Even in broad daylight we sometimes – all too often – take out our memories of failures and polish them up and gaze at them and feel awful.  Sometimes restitution is no longer possible.  It seems too late to say we’re sorry; or the failure is irreparable – you can’t glue together the hundreds of shattered pieces of Aunt Tilly’s favorite vase.  We’re stuck with what we did, unable to edit it out of our past. 

 

So – a sacrament from the Gospel according to Luke.  (What’s a sacrament?  An outward and visible sign of an inward and spiritual grace.)  A sacrament for failure, an outward action to deal with an inward condition.  Jesus says, “When you enter a town and are not received, go out in the street and say, ‘The only thing we got from you is the dust on our feet, and we’re giving it back.’  We’re to shake the dust off our feet as a sacramental sign that in our hearts we have accepted forgiveness in exchange for failure.  That’s important.   

 

Some background here might be helpful.  Rabbinical law provided that when a Jew returned from visiting a Gentile land, he was required to shake all the pagan, non-Hebrew dust off his feet.  It was a testimony against the non-believer. 

 

Jesus knows they won’t convert everyone with whom they come in contact.  They’ll fail with some.  So learning to accept failure is an important part of discipleship.

 

It has been said that failure itself is one of the greatest arts in the world.  It’s not a disgrace to fail.  The disgrace is in not having tried in the first place.  Jesus himself teaches us about failure.  When he is rejected in his hometown of Nazareth, Jesus makes an important transition in his ministry.  Instead of whining about being thrown out of the synagogue by his own people, Jesus steps through God’s open door and preaches the good news of the Kingdom of God to people everywhere else.  Hillsides, sea sides, fishing boats – those, instead of the synagogue in his hometown, become his pulpits.  We don’t actually see Jesus shake off the dust of Nazareth, but I’ll bet he did it.  That’s what enables him to extend his teaching beyond his narrow home territory. 

 

Shake off the past.  Brush off the past.  Go confidently, unencumbered by failure, which is now behind you back in the dust, and move into the future.

 

It's like a tattoo I saw recently.  This dental tech had an arrow tattooed on her wrist.  It was shaped like this [describe], the idea being that the only way to go is forward.  Arrows don’t go backward (though I do remember taking archery at summer camp after sixth grade, and my arrows, rather than going forward, usually fell to the ground at my feet).
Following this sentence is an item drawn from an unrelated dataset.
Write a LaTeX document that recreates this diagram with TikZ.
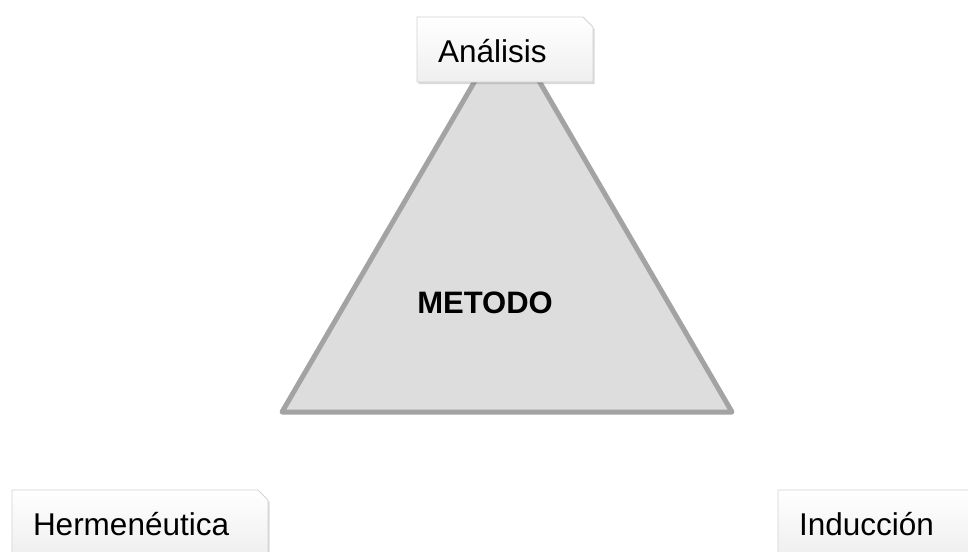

The arrow on her wrist was her reminder to keep going forward.

 

So.  Jesus sends his disciples out two by two to multiply his ministry.  He gives them the authority to do what he has done.  And he gives them a way to face inevitable failures.

If Jesus were here giving us an extended look at the topic of “Facing Failure,” he would probably tell us that facing failure doesn’t mean it’s okay to quit when the going gets rough. We aren’t to close the door to a second chance simply because the first door has been closed to us.

 

We are to get on with it in spite of failure.  When we meet disappointment, we don’t stop completely.  We instead close that particular chapter and keep moving. We remember that failure is not the sin. Not trying at all--that’s the sin.

 

Sometimes in the midst of measuring our own failures, we forget to focus on how we are – or how we are not—measuring up to Christ.  Many of our failures, often our repeated failures, are caused by our reluctance to trust God to continue working where we have failed.  Like a gentleman named Art Fry with the Post-it Note glue.

 

How did we ever get along without post-it notes?  They were invented at the 3M Company – the makers of Scotch tape.  Post-it Notes are one of the company’s top selling products. They came about because of a failure.

 

A scientist was trying to come up with a glue that would stick even better than they already had on their Scotch tape.  He mixed up a new formula, and it stuck all right, but with very little effort it could be peeled right off again. What a failure.  So he handed off the entire messy mess to another scientist, a man named Art Fry, to see if he could find a use for it.  And voila – Post-it Notes.

 

Those of us with adult children might think back to the example of the dead-beat son or daughter.  We raised that kid with high expectations, and he or she not only didn’t meet those expectations -- but failed miserably at life.  What good does it do us now to bemoan the “What did I do wrong’s”?  “Where did I fail that child?” “What could I have done differently?”  Our own kids are not necessarily easy to shake off the bottom of our sandals.  But wait a minute!  They’re adults now.  We’re not in charge forever.  It’s time to leave our responsibility for them in God’s hands and shake that feeling off.

 

Besides, we can’t retape the past.  We can move forward though, putting our energies into praying for them in the present.  What if we shook that dust off our sandals, gathered it up, and handed it to God?  After all, God doesn’t abandon us to do the tasks He has given us to do. 

 

In my life, knowing that God and I are in this together makes it easier to move forward.  And, by the way, it makes it way easier to have conversation with God.

 

Here’s a question:   What’s the worst thing that can happen if we make a mistake or neglect to do or say the absolutely right thing?  No.  Wait.  Here’s the real question:  What’s the worst thing that will not happen?

 

What will not happen?  God will not stop loving us.  And forgiveness is part of God’s love.  If we were on live TV today, hopefully it would show us shaking off the dust of our failures and going forward – with God’s love and forgiveness – to do the work God gives us to do.